**Direction**
Please print the lines between the one with "Give me the Apache" and the one with "const yTicks = [0, 17.5, 35, 52.5, 70];", both ends included, exactly as written, with no pictures.

**Dataset records**
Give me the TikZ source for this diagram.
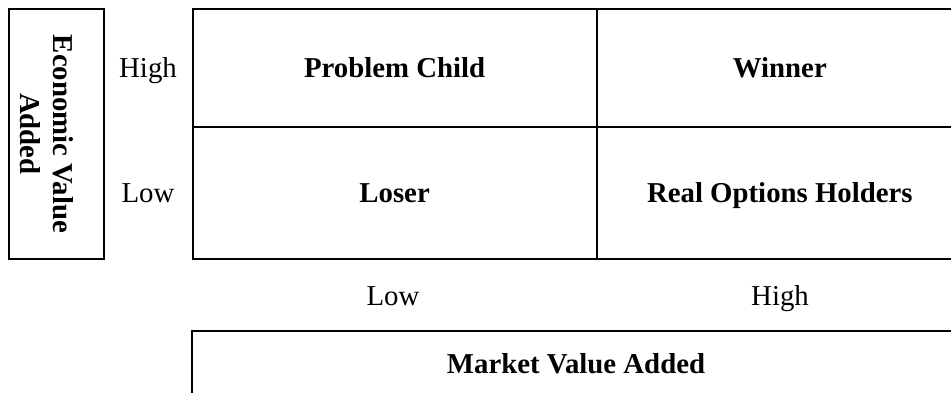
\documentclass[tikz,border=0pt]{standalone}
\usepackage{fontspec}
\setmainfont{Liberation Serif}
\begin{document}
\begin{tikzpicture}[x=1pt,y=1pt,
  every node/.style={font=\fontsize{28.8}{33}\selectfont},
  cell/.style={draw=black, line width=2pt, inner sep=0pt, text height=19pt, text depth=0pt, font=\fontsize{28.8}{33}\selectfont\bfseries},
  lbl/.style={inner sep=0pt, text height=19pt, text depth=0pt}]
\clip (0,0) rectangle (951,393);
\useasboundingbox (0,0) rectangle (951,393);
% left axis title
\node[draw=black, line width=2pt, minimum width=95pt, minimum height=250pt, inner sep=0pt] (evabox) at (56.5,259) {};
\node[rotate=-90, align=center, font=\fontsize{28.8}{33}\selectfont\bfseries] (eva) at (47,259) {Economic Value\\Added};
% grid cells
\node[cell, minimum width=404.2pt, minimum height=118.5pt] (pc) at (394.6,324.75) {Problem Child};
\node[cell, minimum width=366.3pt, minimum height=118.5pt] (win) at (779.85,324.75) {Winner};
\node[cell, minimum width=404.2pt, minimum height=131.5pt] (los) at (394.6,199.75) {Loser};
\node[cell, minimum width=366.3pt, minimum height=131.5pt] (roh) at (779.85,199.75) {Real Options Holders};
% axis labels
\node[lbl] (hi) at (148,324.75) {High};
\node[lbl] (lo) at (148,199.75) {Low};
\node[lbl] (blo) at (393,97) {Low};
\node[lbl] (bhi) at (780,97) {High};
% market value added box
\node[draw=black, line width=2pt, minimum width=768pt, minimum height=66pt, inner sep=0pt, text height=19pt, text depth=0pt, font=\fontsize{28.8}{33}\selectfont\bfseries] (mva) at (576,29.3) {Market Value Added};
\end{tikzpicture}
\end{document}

--

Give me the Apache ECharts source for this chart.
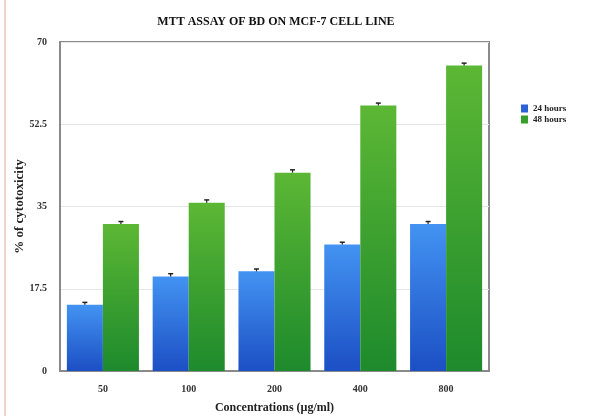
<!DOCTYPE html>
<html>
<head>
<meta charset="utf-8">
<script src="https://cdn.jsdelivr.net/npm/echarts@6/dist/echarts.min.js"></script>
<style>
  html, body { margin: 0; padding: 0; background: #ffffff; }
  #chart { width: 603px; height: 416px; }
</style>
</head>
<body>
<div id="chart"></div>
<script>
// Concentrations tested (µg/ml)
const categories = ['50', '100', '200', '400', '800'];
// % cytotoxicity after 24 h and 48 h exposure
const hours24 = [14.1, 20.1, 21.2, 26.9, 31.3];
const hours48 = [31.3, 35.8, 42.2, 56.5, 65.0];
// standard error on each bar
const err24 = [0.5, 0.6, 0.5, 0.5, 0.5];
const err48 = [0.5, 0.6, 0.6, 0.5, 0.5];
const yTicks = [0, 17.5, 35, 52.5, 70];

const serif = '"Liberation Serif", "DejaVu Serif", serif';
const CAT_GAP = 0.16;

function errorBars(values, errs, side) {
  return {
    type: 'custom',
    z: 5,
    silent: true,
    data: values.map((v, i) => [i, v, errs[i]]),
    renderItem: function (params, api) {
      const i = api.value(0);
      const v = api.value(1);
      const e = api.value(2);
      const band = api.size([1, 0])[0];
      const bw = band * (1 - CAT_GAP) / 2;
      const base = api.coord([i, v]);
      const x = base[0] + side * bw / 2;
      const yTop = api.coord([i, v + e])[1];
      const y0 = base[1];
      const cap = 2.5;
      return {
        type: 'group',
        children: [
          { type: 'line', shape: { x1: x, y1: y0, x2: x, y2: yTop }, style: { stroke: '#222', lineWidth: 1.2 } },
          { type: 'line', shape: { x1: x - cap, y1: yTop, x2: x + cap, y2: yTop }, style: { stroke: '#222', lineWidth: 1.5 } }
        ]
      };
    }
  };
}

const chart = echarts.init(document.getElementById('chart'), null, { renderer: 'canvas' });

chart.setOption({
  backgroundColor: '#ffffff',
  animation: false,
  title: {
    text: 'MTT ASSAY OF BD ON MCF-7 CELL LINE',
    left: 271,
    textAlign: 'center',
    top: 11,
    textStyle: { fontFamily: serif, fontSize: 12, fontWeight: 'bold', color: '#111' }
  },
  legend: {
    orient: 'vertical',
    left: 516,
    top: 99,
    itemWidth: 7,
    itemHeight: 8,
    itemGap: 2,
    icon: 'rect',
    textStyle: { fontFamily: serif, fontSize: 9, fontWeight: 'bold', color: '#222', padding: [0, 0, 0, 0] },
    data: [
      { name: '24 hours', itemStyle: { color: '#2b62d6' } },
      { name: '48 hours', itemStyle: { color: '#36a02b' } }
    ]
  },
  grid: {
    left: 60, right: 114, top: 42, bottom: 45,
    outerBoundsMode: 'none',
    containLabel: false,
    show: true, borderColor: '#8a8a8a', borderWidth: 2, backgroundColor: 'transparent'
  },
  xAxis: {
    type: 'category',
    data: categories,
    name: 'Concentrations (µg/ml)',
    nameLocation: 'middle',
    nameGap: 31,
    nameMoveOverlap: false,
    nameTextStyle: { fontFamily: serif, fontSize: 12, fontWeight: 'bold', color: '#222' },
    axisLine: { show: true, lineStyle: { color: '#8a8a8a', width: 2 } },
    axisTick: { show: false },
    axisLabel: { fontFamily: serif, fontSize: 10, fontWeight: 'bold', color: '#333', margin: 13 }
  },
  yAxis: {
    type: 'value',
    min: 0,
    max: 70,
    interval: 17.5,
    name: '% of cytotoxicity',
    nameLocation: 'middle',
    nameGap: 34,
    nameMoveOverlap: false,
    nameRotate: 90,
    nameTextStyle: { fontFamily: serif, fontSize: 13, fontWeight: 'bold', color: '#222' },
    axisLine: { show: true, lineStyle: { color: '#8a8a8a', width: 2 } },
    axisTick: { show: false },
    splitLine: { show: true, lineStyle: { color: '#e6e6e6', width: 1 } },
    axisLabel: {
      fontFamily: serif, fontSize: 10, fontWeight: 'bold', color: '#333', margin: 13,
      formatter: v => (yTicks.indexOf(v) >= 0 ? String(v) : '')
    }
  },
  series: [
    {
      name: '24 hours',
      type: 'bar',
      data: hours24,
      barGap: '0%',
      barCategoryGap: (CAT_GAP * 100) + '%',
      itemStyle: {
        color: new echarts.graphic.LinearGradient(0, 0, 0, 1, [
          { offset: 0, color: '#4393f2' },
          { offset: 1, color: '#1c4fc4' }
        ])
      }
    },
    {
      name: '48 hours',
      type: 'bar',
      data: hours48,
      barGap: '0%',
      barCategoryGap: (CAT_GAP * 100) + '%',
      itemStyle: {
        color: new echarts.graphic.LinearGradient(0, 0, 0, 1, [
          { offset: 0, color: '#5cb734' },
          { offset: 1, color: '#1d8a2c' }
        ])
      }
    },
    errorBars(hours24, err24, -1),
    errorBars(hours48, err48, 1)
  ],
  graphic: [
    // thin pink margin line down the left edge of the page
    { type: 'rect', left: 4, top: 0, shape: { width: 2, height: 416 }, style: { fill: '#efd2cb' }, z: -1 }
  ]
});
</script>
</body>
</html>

**The result**
Give me the Apache ECharts source for this chart.
<!DOCTYPE html>
<html>
<head>
<meta charset="utf-8">
<script src="https://cdn.jsdelivr.net/npm/echarts@6/dist/echarts.min.js"></script>
<style>
  html, body { margin: 0; padding: 0; background: #ffffff; }
  #chart { width: 603px; height: 416px; }
</style>
</head>
<body>
<div id="chart"></div>
<script>
// Concentrations tested (µg/ml)
const categories = ['50', '100', '200', '400', '800'];
// % cytotoxicity after 24 h and 48 h exposure
const hours24 = [14.1, 20.1, 21.2, 26.9, 31.3];
const hours48 = [31.3, 35.8, 42.2, 56.5, 65.0];
// standard error on each bar
const err24 = [0.5, 0.6, 0.5, 0.5, 0.5];
const err48 = [0.5, 0.6, 0.6, 0.5, 0.5];
const yTicks = [0, 17.5, 35, 52.5, 70];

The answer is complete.